It would be a mistake to see this conflict purely as an education debate. At a time in which a largely token opposition lacked an appealing message — and appealing candidates — education became a political banner for families that have been so far politically underrepresented. The growing middle class of independent and semi-formal workers are the clear losers in a segmented society where formal workers are protected by unions and, through direct employment or job retention programs, by the state, and low-income households are referenced in social organizations that benefit from a widening net of social transfers.

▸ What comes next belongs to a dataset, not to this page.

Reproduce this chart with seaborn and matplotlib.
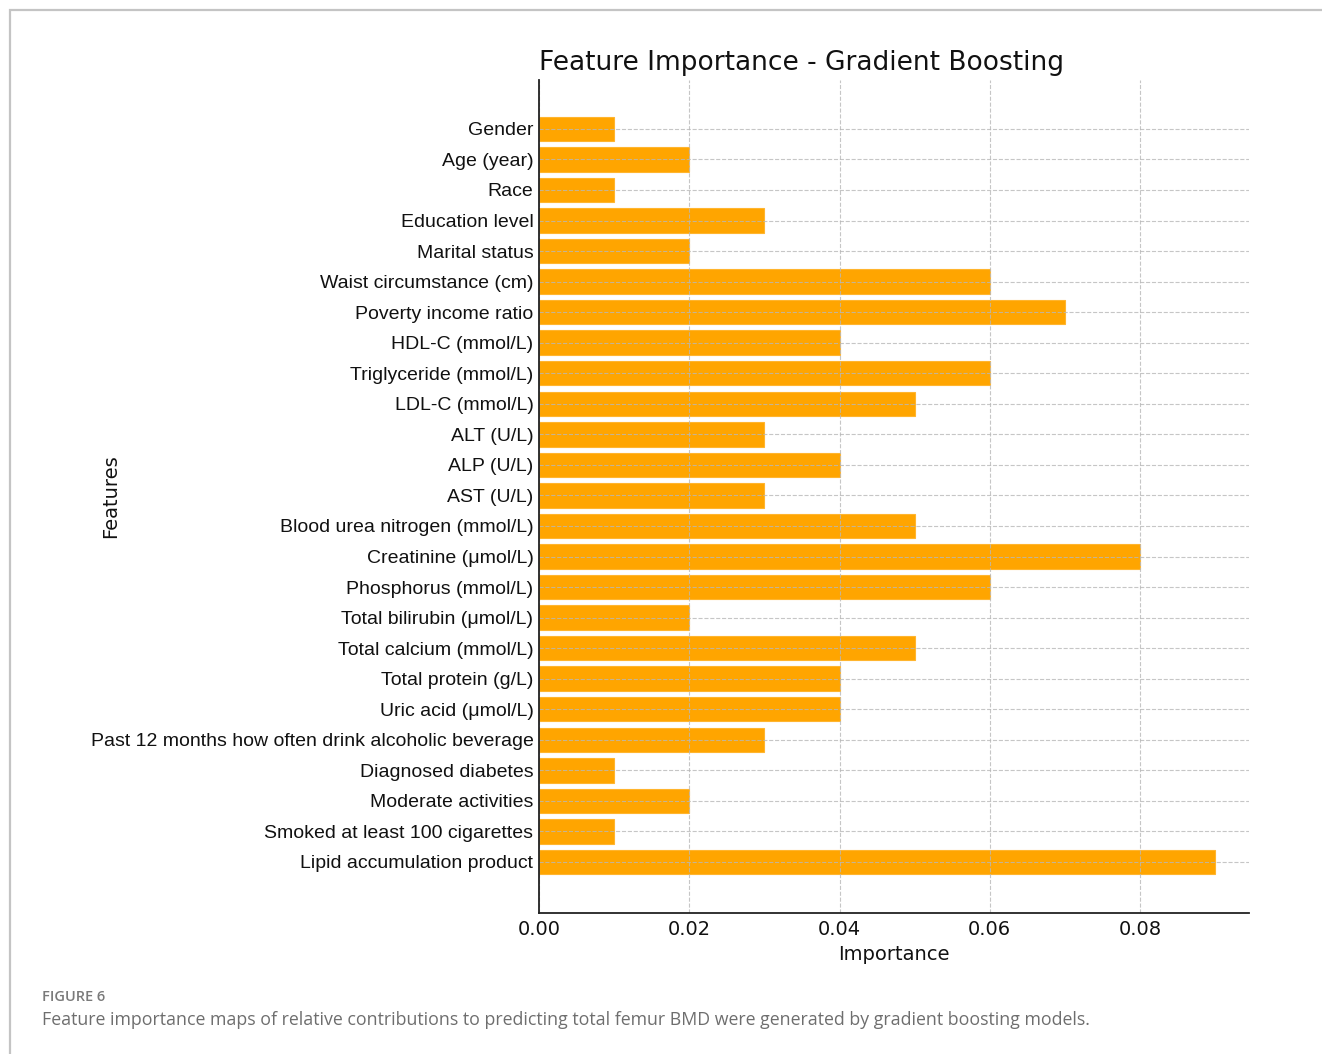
import matplotlib
matplotlib.use("Agg")
import matplotlib.pyplot as plt
import seaborn as sns
import pandas as pd
from matplotlib.patches import Rectangle

features = [
    "Gender", "Age (year)", "Race", "Education level", "Marital status",
    "Waist circumstance (cm)", "Poverty income ratio", "HDL-C (mmol/L)",
    "Triglyceride (mmol/L)", "LDL-C (mmol/L)", "ALT (U/L)", "ALP (U/L)",
    "AST (U/L)", "Blood urea nitrogen (mmol/L)", "Creatinine (μmol/L)",
    "Phosphorus (mmol/L)", "Total bilirubin (μmol/L)", "Total calcium (mmol/L)",
    "Total protein (g/L)", "Uric acid (μmol/L)",
    "Past 12 months how often drink alcoholic beverage", "Diagnosed diabetes",
    "Moderate activities", "Smoked at least 100 cigarettes",
    "Lipid accumulation product",
]
importance = [
    0.01, 0.02, 0.01, 0.03, 0.02,
    0.06, 0.07, 0.04,
    0.06, 0.05, 0.03, 0.04,
    0.03, 0.05, 0.08,
    0.06, 0.02, 0.05,
    0.04, 0.04,
    0.03, 0.01,
    0.02, 0.01,
    0.09,
]
x_ticks = [0.00, 0.02, 0.04, 0.06, 0.08]

df = pd.DataFrame({"Feature": features, "Importance": importance})

sns.set_style("white")
plt.rcParams["font.family"] = ["DejaVu Sans"]

fig = plt.figure(figsize=(13.22, 10.54), dpi=100)
ax = fig.add_axes([539 / 1322, 1 - 913 / 1054, (1249 - 539) / 1322, (913 - 80) / 1054])

sns.barplot(data=df, x="Importance", y="Feature", orient="h", color="#FFA500",
            saturation=1, width=0.8, edgecolor="#FFB52E", linewidth=0.8, ax=ax)

ax.set_xlim(0, 0.0945)
ax.set_ylim(len(features) - 1 + 1.67, -1.6)
ax.set_xticks(x_ticks)
ax.set_xticklabels([f"{t:.2f}" for t in x_ticks])

ax.set_axisbelow(False)
ax.grid(True, axis="both", linestyle="--", color="#b8b8b8", linewidth=0.8, alpha=0.8)

for side in ("top", "right"):
    ax.spines[side].set_visible(False)
for side in ("left", "bottom"):
    ax.spines[side].set_color("#222222")
    ax.spines[side].set_linewidth(1.3)
    ax.spines[side].set_zorder(4)

ax.tick_params(axis="x", direction="in", length=4, width=1, colors="#222222",
               labelsize=14, labelcolor="#111111", pad=5)
ax.tick_params(axis="y", direction="in", length=4, width=1, colors="#222222",
               labelsize=14, labelcolor="#111111", pad=4)
for lbl in ax.get_yticklabels():
    lbl.set_fontfamily("Liberation Sans")

ax.set_xlabel("Importance", fontsize=14, color="#111111", labelpad=4)
ax.set_ylabel("Features", fontsize=14, color="#111111")
ax.yaxis.set_label_coords((120 - 539) / 710, 0.5)
ax.set_title("Feature Importance - Gradient Boosting", fontsize=19,
             color="#111111", pad=7, loc="left")

# Page frame around the figure panel
frame = Rectangle((10 / 1322, -0.05), 1.2, 1 - 10 / 1054 + 0.05,
                  transform=fig.transFigure, fill=False,
                  edgecolor="#c4c4c4", linewidth=1.6, clip_on=False)
fig.add_artist(frame)

fig.text(42 / 1322, 1 - 997 / 1054, "FIGURE 6", fontsize=10.5, color="#7a7a7a",
         fontfamily="Open Sans", fontweight="semibold", va="center", ha="left")
fig.text(42 / 1322, 1 - 1020 / 1054,
         "Feature importance maps of relative contributions to predicting total "
         "femur BMD were generated by gradient boosting models.",
         fontsize=12.8, color="#6e6e6e", fontfamily="Open Sans",
         va="center", ha="left")

fig.savefig("out.png", dpi=100, facecolor="white")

These new middle-class outsiders — particularly, the women among them — are the leading actors in a pro-school campaign that is as much about education as it is about the everyday lives of overburdened and often precarious workers — pretty much as in the United States, where both President Joe Biden and Vice President Kamala Harris highlighted the need to align school and work schedules.
More importantly, these families are the pool of voters that the opposition cannot afford to alienate if it wants to return to power in 2023. Kids may not vote, but parents are taking notice.
Be true to your school
While the rebellion is not entirely about education, it is at least partially about it. And it should be used to also reopen and energize the long and overdue debate on education reform.
When in a recent Americas Quarterly podcast, Brian Winter asked me about Argentina’s education response during COVID-19, my answer was brief: We didn’t really have one. This is one of the most valid education-driven arguments of the pro-school movement: one year has passed and there is almost no online content, no updated laptops, no enhanced connectivity access, no teacher training — in short, no visible policy action or resource reallocation beyond the facile stay-at-home motto. With a few privileged exceptions, the quest of many teachers to make up for those limitations with what they had at hand was deemed to failure from the start.
In this light, this debate cannot be more welcome. To begin with, a combination of investment in connectivity, tablets, online content and teacher training should be a necessary condition to implement the hybrid (offline-online) education that should complement traditional classes to bridge the gap between poor and rich schools — today as well as in the post-pandemic. By adding longer effective hours and direct access to the best materials and classes in the cloud, an integrated hybrid curriculum seems our best bet to mitigate the deep inequality of educational resources in many developing countries. What better trigger to embrace this change than the forced home schooling brought by the pandemic?
Similarly, a stronger emphasis on labor-oriented secondary and tertiary education should be critical to reducing the skill mismatch between education and work and rise the employment rate among young people that ultimately fall through the net. What sounder policy to bring back the kids that dropped out of formal education –- even more than usual–displaced due to the lockdowns — than vocational training and reskilling?
One thing is for sure: The damage is done. The reopening of schools may stop the bleeding, but without an audacious new round of pro-education policies, the wound will not be healed.
Levy Yeyati is dean of the school of government at Torcuato di Tella University in Buenos Aires and a member of AQ’s editorial board.